Measure<B, U>.unsafeMap(valueMap: (value: number) => number): Measure<B, U>;
Measure<B, U>.unsafeMap<V>(
   valueMap: (value: number) => number,
   unitMap: (unit: U) => V,
): Measure<B, V>;

If only one argument is passed, performs a mapping on the value of a measure without affecting the unit of the measure. If both arguments are passed maps both the unit and value of a measure. This is generally used for internal purposes and should be avoided whenever possible. Instead consider using a function wrapper.

Representation

A Measure represents a value in terms its base units. For example, in the SI unit system, the base unit for length, mass, and time are meters, kilograms, and seconds respectively. We can define values units for feet, pounds, and minutes in this system but they will be represented under the hood as those base units.

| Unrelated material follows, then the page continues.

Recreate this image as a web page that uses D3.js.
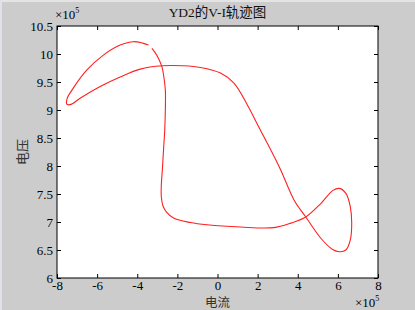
<!DOCTYPE html>
<html>
<head>
<meta charset="utf-8">
<script src="https://cdn.jsdelivr.net/npm/d3@7"></script>
<style>
  html, body { margin: 0; padding: 0; background: #cccccc; }
  svg { display: block; }
  .tick text { font-family: "Liberation Serif", "DejaVu Serif", serif; font-size: 13px; fill: #000; }
</style>
</head>
<body>
<div id="chart"></div>
<script>
const current = [-3.27, -3.10, -2.94, -2.77, -2.69, -2.60, -2.60, -2.63, -2.69, -2.75, -2.80, -2.80, -2.72, -2.55, -2.19,
  -1.35, -0.52, 1.15, 2.80, 3.65, 4.40, 5.15, 5.74, 6.07, 6.40, 6.62, 6.69, 6.62, 6.40, 6.07, 5.74, 5.15,
  4.40, 3.82, 3.15, 2.65, 2.05, 1.49, 0.82, 0.15, -0.85, -1.69, -2.77, -3.85, -4.85, -5.85, -6.85, -7.30,
  -7.50, -7.50, -7.19, -6.52, -5.69, -4.85, -4.19, -3.69, -3.44];
const voltage = [10.10, 10.02, 9.92, 9.77, 9.63, 9.36, 9.00, 8.64, 8.29, 7.93, 7.66, 7.45, 7.29, 7.18, 7.07,
  6.99, 6.95, 6.91, 6.90, 6.98, 7.09, 7.33, 7.56, 7.60, 7.51, 7.27, 6.98, 6.68, 6.50, 6.47, 6.51, 6.71,
  7.09, 7.39, 7.93, 8.29, 8.70, 9.09, 9.48, 9.66, 9.76, 9.79, 9.79, 9.73, 9.59, 9.42, 9.21, 9.10,
  9.10, 9.20, 9.39, 9.71, 9.98, 10.16, 10.22, 10.19, 10.16];
const xTicks = [-8, -6, -4, -2, 0, 2, 4, 6, 8];
const yTicks = [6, 6.5, 7, 7.5, 8, 8.5, 9, 9.5, 10, 10.5];

const W = 415, H = 310;
const margin = { top: 26, right: 37, bottom: 32, left: 57 };
const width = W - margin.left - margin.right;
const height = H - margin.top - margin.bottom;

const svg = d3.select("#chart").append("svg")
  .attr("width", W).attr("height", H);

// window frame
svg.append("rect").attr("width", W).attr("height", H).attr("fill", "#cccccc");
svg.append("rect").attr("x", 0).attr("y", 0).attr("width", W).attr("height", 2).attr("fill", "#e4e4e4");
svg.append("rect").attr("x", 0).attr("y", 0).attr("width", 2).attr("height", H).attr("fill", "#dfe3e8");

const g = svg.append("g").attr("transform", `translate(${margin.left},${margin.top})`);

g.append("rect").attr("width", width).attr("height", height).attr("fill", "#fff");

const x = d3.scaleLinear().domain([-8, 8]).range([0, width]);
const y = d3.scaleLinear().domain([6, 10.5]).range([height, 0]);

const fmt = (d) => String(d);

g.append("g").attr("transform", `translate(0,${height})`)
  .call(d3.axisBottom(x).tickValues(xTicks).tickFormat(fmt).tickSizeInner(-4).tickSizeOuter(0).tickPadding(3))
  .call((s) => s.select(".domain").remove());
g.append("g")
  .call(d3.axisTop(x).tickValues(xTicks).tickFormat("").tickSizeInner(-4).tickSizeOuter(0))
  .call((s) => s.select(".domain").remove());
g.append("g")
  .call(d3.axisLeft(y).tickValues(yTicks).tickFormat(fmt).tickSizeInner(-4).tickSizeOuter(0).tickPadding(4))
  .call((s) => s.select(".domain").remove());
g.append("g").attr("transform", `translate(${width},0)`)
  .call(d3.axisRight(y).tickValues(yTicks).tickFormat("").tickSizeInner(-4).tickSizeOuter(0))
  .call((s) => s.select(".domain").remove());

g.selectAll(".tick line").attr("stroke", "#000");

g.append("rect").attr("width", width).attr("height", height)
  .attr("fill", "none").attr("stroke", "#000").attr("stroke-width", 1);

// trajectory
const pts = current.map((c, i) => [c, voltage[i]]);
g.append("path")
  .datum(pts)
  .attr("fill", "none")
  .attr("stroke", "#ff2020")
  .attr("stroke-width", 1.1)
  .attr("d", d3.line().x((d) => x(d[0])).y((d) => y(d[1])).curve(d3.curveCatmullRom.alpha(0.5)));

// exponent markers
const serif = '"Liberation Serif", "DejaVu Serif", serif';
const exp = (tx, ty) => {
  const t = svg.append("text").attr("x", tx).attr("y", ty)
    .attr("font-family", serif).attr("font-size", 13).attr("fill", "#000");
  t.append("tspan").text("×10");
  t.append("tspan").attr("font-size", 8).attr("dy", -6).text("5");
};
exp(55, 19);
exp(355, 307);

// title and labels
svg.append("text").attr("x", margin.left + width / 2).attr("y", 17)
  .attr("text-anchor", "middle")
  .attr("font-family", '"Liberation Serif", "Noto Sans CJK SC", serif')
  .attr("font-size", 13.5).attr("fill", "#111")
  .text("YD2的V-I轨迹图");

svg.append("text").attr("x", margin.left + width / 2).attr("y", 307)
  .attr("text-anchor", "middle")
  .attr("font-family", '"Noto Sans CJK SC", sans-serif')
  .attr("font-size", 12.5).attr("fill", "#333")
  .text("电流");

svg.append("text")
  .attr("transform", `translate(27,${margin.top + height / 2}) rotate(-90)`)
  .attr("text-anchor", "middle")
  .attr("font-family", '"Noto Sans CJK SC", sans-serif')
  .attr("font-size", 13).attr("fill", "#333")
  .text("电压");
</script>
</body>
</html>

const feet: Length = Measure.of(0.3048, meters, "ft");
const pounds: Mass = Measure.of(0.453592, kilograms, "lb");
const minutes: Time = Measure.of(60, seconds, "min");

If we use these units to derive new values, those resulting values will still be represented using meters, kilograms, and seconds:

const yards = Measure.of(3, feet); // 0.9144 m
const stones = Measure.of(14, pounds); // 6.35029 kg
const hours = Measure.of(60, minutes); // 3600 s

In this way, we never actually have to perform unit conversions since, under the hood, all measures with the same dimension are always represented with the same units. We can format these values using any unit we want with the in method

Function Wrappers

It is often desirable to convert operations on numbers into operations on measures. Frequently, these functions make no change on the unit of a value. For example, suppose we want to make an absolute value function that operates on measures. We'd expect the function perserve the unit of the input. We can simply wrap an existing absolute value function using wrapUnaryFn:

const measureAbs = wrapUnaryFn(Math.abs);
const time = Measure.of(-30, seconds);
measureAbs(time); // 30 s

The following function wrappers are provided:

• wrapUnaryFn - Wraps a function of a single number.
• wrapBinaryFn - Wraps a function of two numbers, returning a function that expects two measures of the same unit.
• wrapSpreadFn - Wraps a function that takes any number of numbers and returns a function that takes one or more measures of the same unit.
• `wrapReducerFn* - Wraps a function that takes two numbers and returns a function which takes one or more measures and performs a reduce across its inputs.